The term asbestos comes from the Greek word for “inextinguishable” or “indestructible.” Asbestos is a fibrous mineral with thermal and chemical resistance, flexibility, and high tensile strength properties. Although its use has been reduced since the 1970's, today asbestos is still present in many common household items and old buildings.

The first use of asbestos dates back to 2500 B.C., when it was used as a wick material for oil lamps and also in pottery making. Asbestos was also used in cloths for retaining the ashes of the dead during cremation. Mats were also made from asbestos by both the Chinese and Egyptians.
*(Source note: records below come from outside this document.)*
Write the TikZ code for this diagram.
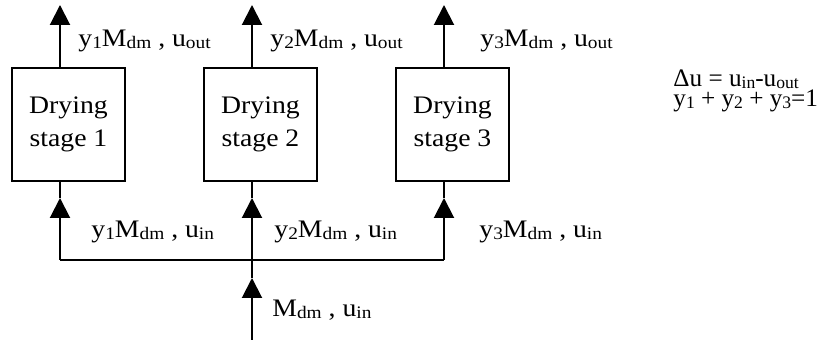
\documentclass[tikz,border=0pt]{standalone}
\usepackage{fontspec}
\setmainfont{Liberation Serif}
\newfontfamily\widefont{Liberation Serif}[FakeStretch=1.1]
\usetikzlibrary{arrows.meta,calc,positioning}
\newcommand{\sub}[1]{\raisebox{-1pt}{\fontsize{8.8}{10}\selectfont #1}}

\begin{document}
\begin{tikzpicture}[x=0.5pt,y=-0.5pt,
    every node/.style={font=\widefont\fontsize{12.6}{15}\selectfont},
    stage/.style={draw,line width=1pt,minimum width=56.5pt,minimum height=56.5pt,align=center,font=\widefont\fontsize{12.6}{16.5}\selectfont},
    flow/.style={line width=1pt,-{Triangle[length=10pt,width=10pt]}},
    lab/.style={anchor=base west,inner sep=0pt}]
  \useasboundingbox (0,0) rectangle (820,340);
  % stages with outlet and inlet streams
  \foreach \i/\x in {1/68.5,2/260.5,3/452.5} {
    \node[stage] (stage\i) at (\x,124.5) {Drying\\stage \i};
    \coordinate (out\i) at (\x-8.5,5);
    \coordinate (in\i) at (\x-8.5,198);
    \coordinate (split\i) at (\x-8.5,260);
    \draw[flow] (stage\i.north -| out\i) -- (out\i);
    \draw[flow] (split\i) -- (in\i);
    \draw[line width=1pt] (in\i) -- (stage\i.south -| in\i);
  }
  % distribution header and feed
  \coordinate (feed) at (252,340);
  \coordinate (feedtip) at (252,278);
  \draw[line width=1pt] (split1) -- (split3);
  \draw[flow] (feed) -- (feedtip);
  \draw[line width=1pt] (feedtip) -- (split2);
  % stream labels
  \node[lab] (lout1) at (78,47) {y\sub{1}M\sub{dm} , u\sub{out}};
  \node[lab] (lout2) at (270,47) {y\sub{2}M\sub{dm} , u\sub{out}};
  \node[lab] (lout3) at (480,47) {y\sub{3}M\sub{dm} , u\sub{out}};
  \node[lab] (lin1) at (91,238) {y\sub{1}M\sub{dm} , u\sub{in}};
  \node[lab] (lin2) at (274,238) {y\sub{2}M\sub{dm} , u\sub{in}};
  \node[lab] (lin3) at (479,238) {y\sub{3}M\sub{dm} , u\sub{in}};
  \node[lab] (lfeed) at (272,317) {M\sub{dm} , u\sub{in}};
  % balance
  \node[lab,font=\rmfamily\fontsize{12.6}{15}\selectfont] (bal1) at (673,87) {Δu = u\sub{in}-u\sub{out}};
  \node[lab,font=\rmfamily\fontsize{12.6}{15}\selectfont] (bal2) at (673,107) {y\sub{1} + y\sub{2} + y\sub{3}=1};
\end{tikzpicture}
\end{document}
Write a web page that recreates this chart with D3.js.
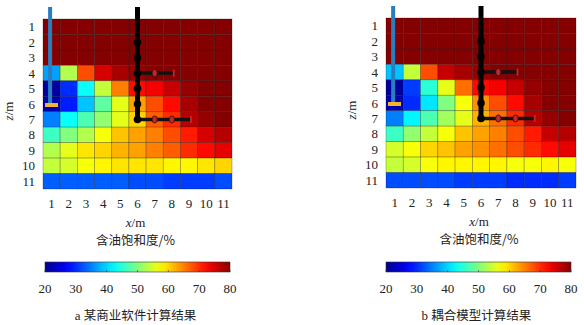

Combining asbestos with clay and other materials was also one of its earlier applications.

Asbestos is classified into many different types, which include; chrysotile (white asbestos), crocidolite (blue asbestos), amosite (brown asbestos), tremolite, anthopyllite, and actinolite.

However, only chrysolite is the most widely used asbestos type in the United States. Other asbestos types used commercially are crocidolite and amosite, but in a limited capacity. Tremolite, anthopyllite, and actinolite are the most abundant, but they have been used primarily as contaminants of other minerals, such as chrysotile, verniculite, and talc.

Since its discovery, asbestos has found widespread use in part due to its unmatched engineering and commercial performance. Due to its thermal resistant qualities, asbestos has been used as a frictional material in break pads. It has also been used in specialized products such as gaskets, pads, fabric sheets, and asbestos paper due to the length and pliability of its fibers. Mixed into a slurry, asbestos has been applied to building surfaces for fire protection and heat retention, such as in furnaces and kilns. As a fortifying additive, which is it's major present day use, asbestos is a component of cement, concrete, paint, vinyl, and tar mixtures, accounting for 70% of current applications worldwide.